TC Energy Corp. is planning to ramp up activity on Keystone XL pipeline construction next month and commence building the two-kilometre-long U.S.-Canada border segment in April.
The long-delayed project, proposed more than a decade ago, would deliver 830,000 barrels a day of crude from Alberta to refineries in Texas. It has drawn opposition from people who fear it will harm the environment. U.S. President Donald Trump issued a federal permit for the expansion project in 2017, after it was rejected by the Obama administration.
TC Energy’s aggressive timeline for the pipeline was included in a status report filed by the company with the District Court of Montana on Tuesday. But, the company said, work hinges on two licences – a right-of-way grant and a temporary use permit from the U.S. Bureau of Land Management.

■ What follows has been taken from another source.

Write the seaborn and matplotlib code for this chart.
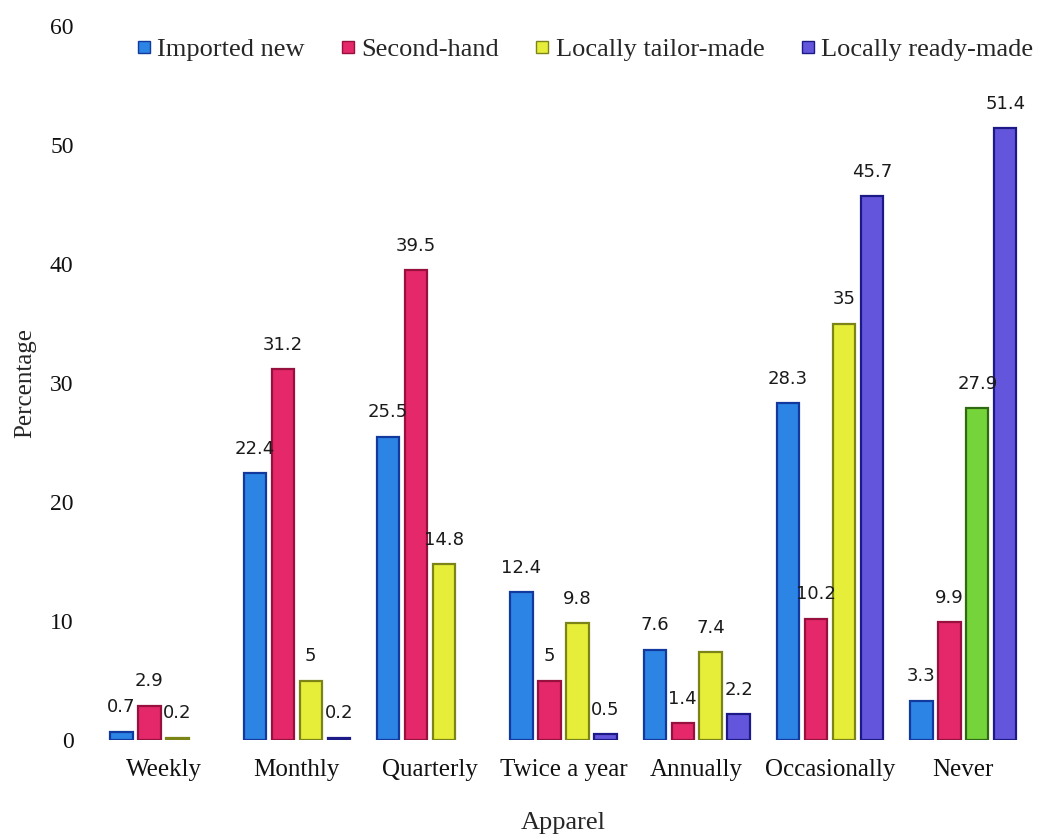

Ultimately, TC Energy wants to start building pumping stations along the entire route in June, and pipeline segments in Montana and South Dakota in August.
To support that goal, the Calgary-based company plans to start mobilizing heavy construction equipment to planned worker camps and pipeline storage yards in Montana, South Dakota and Nebraska in February, and begin felling trees in South Dakota.
Come March, TC Energy aims to start moving equipment and staff to the U.S.-Canada border and – as long as it gets the required authorizations – mow the right-of-way at the border crossing. To deter migratory bird nesting, it will also mow land earmarked for storage and work camps. It also wants to install water tanks in Montana and South Dakota.
Beginning in April, the company plans to use trains and trucks to start moving pipe for Keystone XL to storage yards, and prepare 10 work camps in Montana, South Dakota and Nebraska.
Alberta Premier Jason Kenney called the update “very encouraging news” on Twitter. “We need to get this pipeline built,” he wrote.
Alberta Energy Minister Sonya Savage said in a statement that geopolitical instability in the past weeks has highlighted Canada’s role as a stable oil producing country. She said the pipeline’s construction would create thousands of jobs in Canada and provide 830,000 barrels a day of much-needed pipeline capacity.
Congested pipelines have recently hit Canadian oil prices hard, limiting the sector’s ability to get crude to market. In 2018, Alberta’s provincial government ordered production curtailments to deal with the resulting price differential.
A rupture on the existing Keystone pipeline in North Dakota late last year leaked an estimated 1.5 million litres of crude oil in North Dakota, helping drag Alberta crude prices down to about US$34 a barrel, compared with US$56.54 for West Texas Intermediate, the U.S. benchmark for oil.
Shipments on the existing line account for up to 18 per cent of Canada’s oil exports to the United States.